> **WHAT IS BEING ASKED**:
Reproduce the material word for word; the images stay out.

> **DATA SHOWN**:
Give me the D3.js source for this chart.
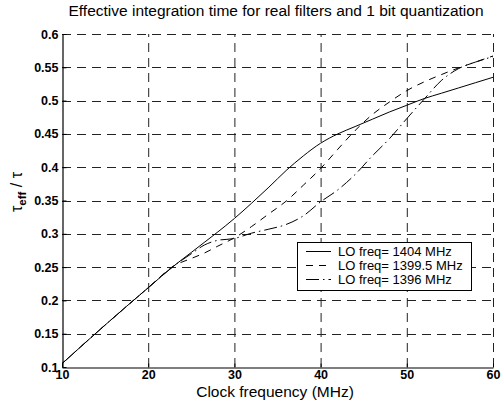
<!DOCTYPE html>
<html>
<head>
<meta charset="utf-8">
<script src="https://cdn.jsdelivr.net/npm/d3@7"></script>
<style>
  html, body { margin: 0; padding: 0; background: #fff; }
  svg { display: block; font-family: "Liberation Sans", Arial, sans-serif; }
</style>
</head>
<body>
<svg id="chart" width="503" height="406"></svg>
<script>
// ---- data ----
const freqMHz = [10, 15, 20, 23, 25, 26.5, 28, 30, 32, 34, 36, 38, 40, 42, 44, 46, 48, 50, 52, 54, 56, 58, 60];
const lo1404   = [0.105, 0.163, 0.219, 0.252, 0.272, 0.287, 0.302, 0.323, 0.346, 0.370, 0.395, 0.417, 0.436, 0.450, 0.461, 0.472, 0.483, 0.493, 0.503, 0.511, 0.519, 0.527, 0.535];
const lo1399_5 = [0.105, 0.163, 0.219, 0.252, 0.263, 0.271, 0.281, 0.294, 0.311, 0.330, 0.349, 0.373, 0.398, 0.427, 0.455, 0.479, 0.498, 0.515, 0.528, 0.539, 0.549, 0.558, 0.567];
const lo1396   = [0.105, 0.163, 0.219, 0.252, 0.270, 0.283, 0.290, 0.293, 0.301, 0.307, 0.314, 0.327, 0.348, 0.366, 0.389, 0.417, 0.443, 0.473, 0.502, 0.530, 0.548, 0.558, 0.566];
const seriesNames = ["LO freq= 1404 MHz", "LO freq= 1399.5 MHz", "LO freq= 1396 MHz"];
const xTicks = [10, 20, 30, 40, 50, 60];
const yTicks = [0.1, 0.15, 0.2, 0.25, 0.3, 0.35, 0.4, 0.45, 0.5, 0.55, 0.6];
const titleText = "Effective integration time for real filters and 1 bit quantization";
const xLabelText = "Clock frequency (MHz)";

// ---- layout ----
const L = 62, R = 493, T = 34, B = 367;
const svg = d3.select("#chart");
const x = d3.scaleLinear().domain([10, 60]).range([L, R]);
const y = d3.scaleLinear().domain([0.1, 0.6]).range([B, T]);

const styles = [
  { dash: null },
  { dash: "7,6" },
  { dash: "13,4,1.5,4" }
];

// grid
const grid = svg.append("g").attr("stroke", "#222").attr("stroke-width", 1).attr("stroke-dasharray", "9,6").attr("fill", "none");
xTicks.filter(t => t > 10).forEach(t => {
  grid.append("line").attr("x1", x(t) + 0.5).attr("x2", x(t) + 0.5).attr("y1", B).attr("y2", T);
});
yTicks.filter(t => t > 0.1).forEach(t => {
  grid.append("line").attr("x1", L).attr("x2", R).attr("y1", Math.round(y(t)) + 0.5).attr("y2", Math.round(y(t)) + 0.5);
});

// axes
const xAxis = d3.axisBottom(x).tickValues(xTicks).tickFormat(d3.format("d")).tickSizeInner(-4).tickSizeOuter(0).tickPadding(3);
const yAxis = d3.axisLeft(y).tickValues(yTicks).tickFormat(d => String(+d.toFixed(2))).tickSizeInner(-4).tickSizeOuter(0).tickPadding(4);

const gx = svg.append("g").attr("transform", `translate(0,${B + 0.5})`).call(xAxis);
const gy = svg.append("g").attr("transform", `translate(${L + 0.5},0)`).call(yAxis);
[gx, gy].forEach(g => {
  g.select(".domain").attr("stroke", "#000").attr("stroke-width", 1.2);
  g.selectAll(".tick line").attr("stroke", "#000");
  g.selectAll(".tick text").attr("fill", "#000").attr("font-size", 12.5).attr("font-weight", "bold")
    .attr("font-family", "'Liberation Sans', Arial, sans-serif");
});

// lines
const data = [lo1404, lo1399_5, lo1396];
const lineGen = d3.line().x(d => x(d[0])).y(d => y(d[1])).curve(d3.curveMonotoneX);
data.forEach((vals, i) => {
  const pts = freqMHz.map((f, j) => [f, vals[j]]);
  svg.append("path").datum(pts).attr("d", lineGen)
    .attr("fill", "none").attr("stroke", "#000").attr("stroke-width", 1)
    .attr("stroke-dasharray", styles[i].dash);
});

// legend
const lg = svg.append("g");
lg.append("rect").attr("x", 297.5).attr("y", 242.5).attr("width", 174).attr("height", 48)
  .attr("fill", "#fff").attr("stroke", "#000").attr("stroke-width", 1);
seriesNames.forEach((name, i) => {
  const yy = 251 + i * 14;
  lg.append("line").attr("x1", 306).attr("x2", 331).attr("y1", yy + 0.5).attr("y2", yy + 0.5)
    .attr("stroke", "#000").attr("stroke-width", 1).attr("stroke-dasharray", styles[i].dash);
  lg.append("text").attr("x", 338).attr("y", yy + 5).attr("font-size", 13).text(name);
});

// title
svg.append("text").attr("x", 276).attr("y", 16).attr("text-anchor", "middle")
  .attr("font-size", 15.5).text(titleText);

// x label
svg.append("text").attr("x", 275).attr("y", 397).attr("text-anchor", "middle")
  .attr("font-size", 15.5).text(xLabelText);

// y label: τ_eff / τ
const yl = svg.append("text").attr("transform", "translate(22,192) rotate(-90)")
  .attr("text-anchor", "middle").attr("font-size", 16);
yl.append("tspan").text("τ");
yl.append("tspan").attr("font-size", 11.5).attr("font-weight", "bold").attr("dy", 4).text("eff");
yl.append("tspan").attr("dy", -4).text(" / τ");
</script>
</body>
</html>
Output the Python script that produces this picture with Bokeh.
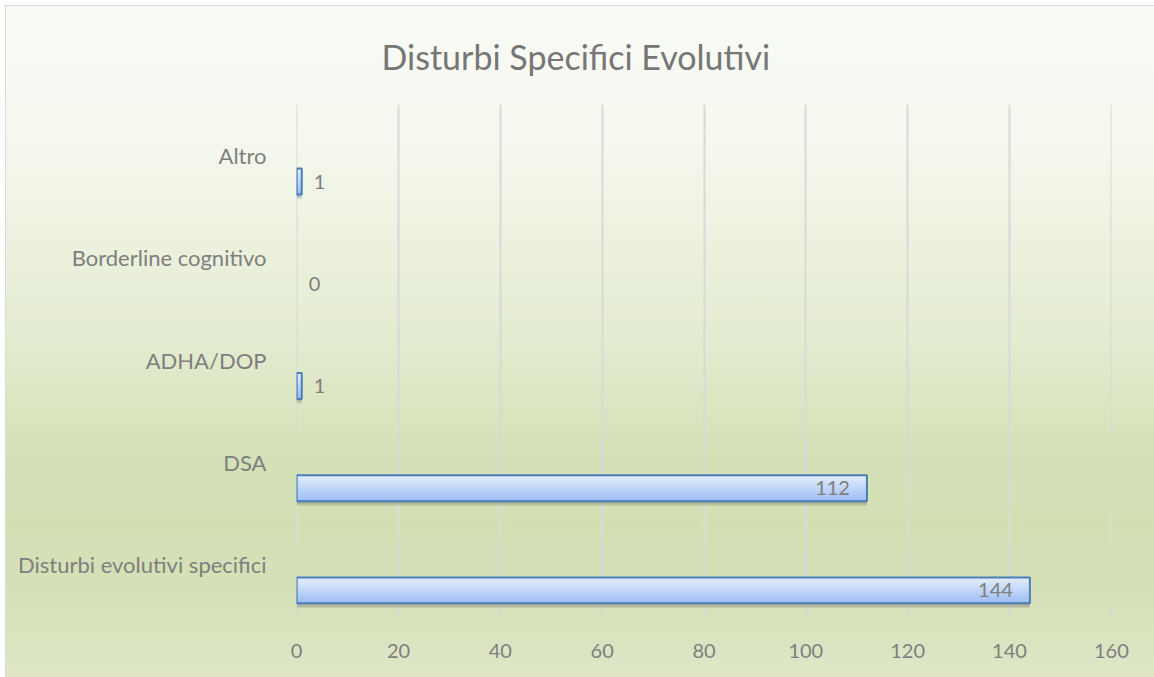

> **THE ANSWER**:
Give me the D3.js source for this chart.
<!DOCTYPE html>
<html>
<head>
<meta charset="utf-8">
<script src="https://cdn.jsdelivr.net/npm/d3@7"></script>
<style>
  html, body { margin: 0; padding: 0; background: #fff; }
  svg { display: block; font-family: "Liberation Sans", Arial, sans-serif; }
</style>
</head>
<body>
<svg id="chart" width="503" height="406"></svg>
<script>
// ---- data ----
const freqMHz = [10, 15, 20, 23, 25, 26.5, 28, 30, 32, 34, 36, 38, 40, 42, 44, 46, 48, 50, 52, 54, 56, 58, 60];
const lo1404   = [0.105, 0.163, 0.219, 0.252, 0.272, 0.287, 0.302, 0.323, 0.346, 0.370, 0.395, 0.417, 0.436, 0.450, 0.461, 0.472, 0.483, 0.493, 0.503, 0.511, 0.519, 0.527, 0.535];
const lo1399_5 = [0.105, 0.163, 0.219, 0.252, 0.263, 0.271, 0.281, 0.294, 0.311, 0.330, 0.349, 0.373, 0.398, 0.427, 0.455, 0.479, 0.498, 0.515, 0.528, 0.539, 0.549, 0.558, 0.567];
const lo1396   = [0.105, 0.163, 0.219, 0.252, 0.270, 0.283, 0.290, 0.293, 0.301, 0.307, 0.314, 0.327, 0.348, 0.366, 0.389, 0.417, 0.443, 0.473, 0.502, 0.530, 0.548, 0.558, 0.566];
const seriesNames = ["LO freq= 1404 MHz", "LO freq= 1399.5 MHz", "LO freq= 1396 MHz"];
const xTicks = [10, 20, 30, 40, 50, 60];
const yTicks = [0.1, 0.15, 0.2, 0.25, 0.3, 0.35, 0.4, 0.45, 0.5, 0.55, 0.6];
const titleText = "Effective integration time for real filters and 1 bit quantization";
const xLabelText = "Clock frequency (MHz)";

// ---- layout ----
const L = 62, R = 493, T = 34, B = 367;
const svg = d3.select("#chart");
const x = d3.scaleLinear().domain([10, 60]).range([L, R]);
const y = d3.scaleLinear().domain([0.1, 0.6]).range([B, T]);

const styles = [
  { dash: null },
  { dash: "7,6" },
  { dash: "13,4,1.5,4" }
];

// grid
const grid = svg.append("g").attr("stroke", "#222").attr("stroke-width", 1).attr("stroke-dasharray", "9,6").attr("fill", "none");
xTicks.filter(t => t > 10).forEach(t => {
  grid.append("line").attr("x1", x(t) + 0.5).attr("x2", x(t) + 0.5).attr("y1", B).attr("y2", T);
});
yTicks.filter(t => t > 0.1).forEach(t => {
  grid.append("line").attr("x1", L).attr("x2", R).attr("y1", Math.round(y(t)) + 0.5).attr("y2", Math.round(y(t)) + 0.5);
});

// axes
const xAxis = d3.axisBottom(x).tickValues(xTicks).tickFormat(d3.format("d")).tickSizeInner(-4).tickSizeOuter(0).tickPadding(3);
const yAxis = d3.axisLeft(y).tickValues(yTicks).tickFormat(d => String(+d.toFixed(2))).tickSizeInner(-4).tickSizeOuter(0).tickPadding(4);

const gx = svg.append("g").attr("transform", `translate(0,${B + 0.5})`).call(xAxis);
const gy = svg.append("g").attr("transform", `translate(${L + 0.5},0)`).call(yAxis);
[gx, gy].forEach(g => {
  g.select(".domain").attr("stroke", "#000").attr("stroke-width", 1.2);
  g.selectAll(".tick line").attr("stroke", "#000");
  g.selectAll(".tick text").attr("fill", "#000").attr("font-size", 12.5).attr("font-weight", "bold")
    .attr("font-family", "'Liberation Sans', Arial, sans-serif");
});

// lines
const data = [lo1404, lo1399_5, lo1396];
const lineGen = d3.line().x(d => x(d[0])).y(d => y(d[1])).curve(d3.curveMonotoneX);
data.forEach((vals, i) => {
  const pts = freqMHz.map((f, j) => [f, vals[j]]);
  svg.append("path").datum(pts).attr("d", lineGen)
    .attr("fill", "none").attr("stroke", "#000").attr("stroke-width", 1)
    .attr("stroke-dasharray", styles[i].dash);
});

// legend
const lg = svg.append("g");
lg.append("rect").attr("x", 297.5).attr("y", 242.5).attr("width", 174).attr("height", 48)
  .attr("fill", "#fff").attr("stroke", "#000").attr("stroke-width", 1);
seriesNames.forEach((name, i) => {
  const yy = 251 + i * 14;
  lg.append("line").attr("x1", 306).attr("x2", 331).attr("y1", yy + 0.5).attr("y2", yy + 0.5)
    .attr("stroke", "#000").attr("stroke-width", 1).attr("stroke-dasharray", styles[i].dash);
  lg.append("text").attr("x", 338).attr("y", yy + 5).attr("font-size", 13).text(name);
});

// title
svg.append("text").attr("x", 276).attr("y", 16).attr("text-anchor", "middle")
  .attr("font-size", 15.5).text(titleText);

// x label
svg.append("text").attr("x", 275).attr("y", 397).attr("text-anchor", "middle")
  .attr("font-size", 15.5).text(xLabelText);

// y label: τ_eff / τ
const yl = svg.append("text").attr("transform", "translate(22,192) rotate(-90)")
  .attr("text-anchor", "middle").attr("font-size", 16);
yl.append("tspan").text("τ");
yl.append("tspan").attr("font-size", 11.5).attr("font-weight", "bold").attr("dy", 4).text("eff");
yl.append("tspan").attr("dy", -4).text(" / τ");
</script>
</body>
</html>
Output the Python script that produces this picture with Bokeh.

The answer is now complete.